Supongo que habrán oído la noticia de esa discográfica estadounidense cuyo productor no quiere publicar a jóvenes talentos ni arriesgar su dinero en grupos surgidos en bares, al amparo de la noche, como la banda sonora de unos besos robados regados con alcohol. Desde hace años, y ya que la discográfica es suya, solo edita discos con versiones de rock de los 60 o grunge de los 90. Y le va bien, tan bien que otras discográficas han decidido copiar la fórmula. Al final, son cantantes y grupos desconocidos los que plasman sus nombres en las carátulas y giran unas semanas por las radios del país, pero la creatividad es de otros músicos, anteriores, que vertieron sus dudas, sus amores y sus angustias sobre la partitura y tuvieron éxito décadas atrás. Esos grupos o cantantes, amparados por el éxito asegurado de unas ventas atraídas por la nostalgia, se ven abocados a copiar, a veces literalmente, riffs ajenos, melodías y armonías que no nacieron de su imaginación, y todo por la ansiada contemplación de un nombre impreso en papel cuché.
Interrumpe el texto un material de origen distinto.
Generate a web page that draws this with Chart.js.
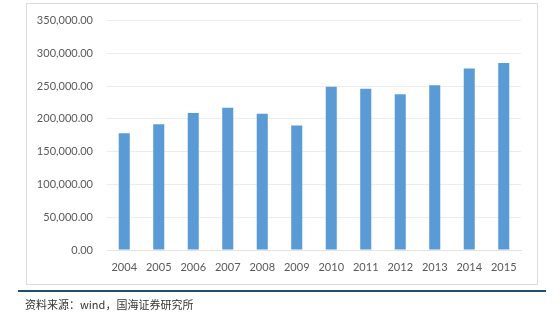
<!DOCTYPE html>
<html>
<head>
<meta charset="utf-8">
<script src="https://cdn.jsdelivr.net/npm/chart.js@4/dist/chart.umd.min.js"></script>
<style>
  html, body { margin: 0; padding: 0; background: #fff; }
  #wrap { position: relative; width: 560px; height: 327px; overflow: hidden; }
  #frame { position: absolute; left: 26px; top: 3px; width: 510px; height: 280px; border: 1px solid #dcdcdc; }
  #chart { position: absolute; left: 0; top: 0; }
  #rule { position: absolute; left: 18px; top: 290px; width: 528px; height: 2px; background: #1f4f6c; }
  #source { position: absolute; left: 25px; top: 296px; font: 11px "Noto Sans CJK SC", sans-serif; color: #333; white-space: nowrap; }
</style>
</head>
<body>
<div id="wrap">
  <div id="frame"></div>
  <canvas id="chart" width="560" height="327"></canvas>
  <div id="rule"></div>
  <div id="source">资料来源：wind，国海证券研究所</div>
</div>
<script>
const years = ['2004', '2005', '2006', '2007', '2008', '2009', '2010', '2011', '2012', '2013', '2014', '2015'];
const values = [178000, 192000, 209000, 217000, 208000, 190000, 249000, 246000, 237500, 251500, 277000, 285500];
const yTicks = [0, 50000, 100000, 150000, 200000, 250000, 300000, 350000];

const fmt = (v) => v.toLocaleString('en-US', { minimumFractionDigits: 2, maximumFractionDigits: 2 });

const ctx = document.getElementById('chart');
new Chart(ctx, {
  type: 'bar',
  data: {
    labels: years,
    datasets: [{
      data: values,
      backgroundColor: '#5b9bd5',
      borderWidth: 0,
      barPercentage: 0.5,
      categoryPercentage: 0.64
    }]
  },
  options: {
    responsive: false,
    animation: false,
    plugins: {
      legend: { display: false },
      tooltip: { enabled: false }
    },
    layout: {
      padding: { left: 20, right: 39, top: 19, bottom: 47 }
    },
    scales: {
      x: {
        grid: { display: false, drawTicks: false },
        border: { display: true, color: '#e3e3e3' },
        ticks: {
          color: '#595959',
          font: { family: 'Lato', size: 11 },
          padding: 11,
          maxRotation: 0
        },
        afterFit: (s) => { s.height = 30; }
      },
      y: {
        min: 0,
        max: 350000,
        afterBuildTicks: (s) => { s.ticks = yTicks.map(v => ({ value: v })); },
        grid: { color: '#ececec', drawTicks: false },
        border: { display: false },
        ticks: {
          color: '#595959',
          font: { family: 'Lato', size: 11 },
          padding: 14,
          callback: (v) => fmt(v)
        },
        afterFit: (s) => { s.width = 87; }
      }
    }
  }
});
</script>
</body>
</html>
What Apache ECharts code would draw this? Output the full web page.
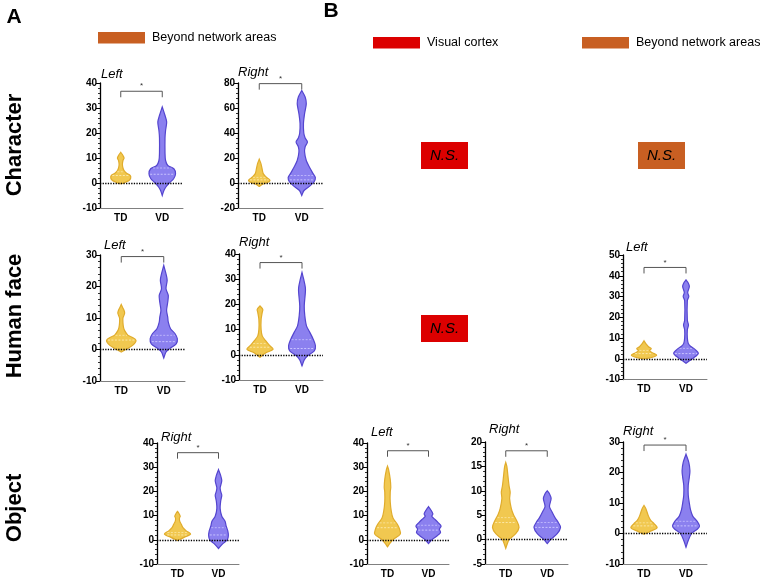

El párrafo anterior es ficción (espero), aunque si sustituimos la palabra «discográfica» por «productora» y las palabras «disco» y «cantantes» por «película» y «guionistas y directores», tenemos una realidad apabullante: la que nos habla, no ya de la falta de creatividad en Hollywood, que dudo que sea así, sino más bien de una falta de credibilidad en las historias que se escriben. Y ante eso, obvio, si uno tiene que jugarse el dinero, prefiere hacerlo a caballo ganador. Ben-Hur es de los últimos remakes que hemos podido ver en las pantallas, pero no es el primero, claro. De un tiempo a esta parte, las carteleras se han poblado de películas basadas en cómics sobre superhéroes, revisiones modernas de clásicos (recuerden esa copia, plano a plano, pero en color, de Psicosis) o adaptaciones norteamericanas de películas de otros países (quizá sea porque los yanquis no quieren leer subtítulos o no conocen el doblaje). Incluso Disney, que siempre ha basado su producción en adaptar al cine los clásicos de la literatura infantil, se ha subido al carro. El libro de la selva con seres humanos animados por ordenador le salió bien económicamente hablando, y ahora han anunciado que rodarán El rey león. Anticipándose a las críticas, han dicho también que conservarán las canciones, quizá para remover esa nostalgia a la que aludía antes y que hará que sean muchos los que acudan acudan al cine a tararear los temas con los que crecieron. ¿Para cuándo Aladdin con personas reales? ¿O La Sirenita? Tim Burton, experto en revisiones modernas de clásicos inmortales (El planeta de los simios, Charlie y la fábrica de chocolate, Alicia en el País de las Maravillas…) va a dirigir y producir Dumbo. ¡Sorpresa! Pero le han pedido modificar el final, para que ahora sea feliz. Esperemos que no le metan mano a Bambi, porque, con otro final, pasará a ser un simple documental de naturaleza. O puede que ni eso…
Ciertamente, no creo que sea un problema de creatividad, porque sería muy extraño que esa epidemia solo les ocurriera a los norteamericanos. En España, nuestros directores y guionistas nunca han tenido que recurrir a los clásicos para estrenar películas. ¿Se imaginan un Bienvenido Mr. Marshall con otros actores que no sean Pepe Isbert o Lolita Sevilla? ¿Irían a ver Mujeres al borde de un ataque de nervios con otras actrices? ¿En serio se arriesgarían a entrar al cine a ver cómo ha dejado El espíritu de la colmena un director distinto a Víctor Erice?
Siempre he imaginado a los guionistas un poco como el personaje de Nicholas Cage en El ladrón de orquídeas: enfermizos, solitarios y trasnochadores. Ahora, además, habría que sumar a eso la imagen de una cadena al cuello atada a una máquina de escribir. El látigo es opcional. Está claro que el deseo principal de cualquier escritor es, por encima de todo, pagar las facturas a final de mes, pero es muy triste que, para lograrlo, uno tenga que vender al Diablo su creatividad.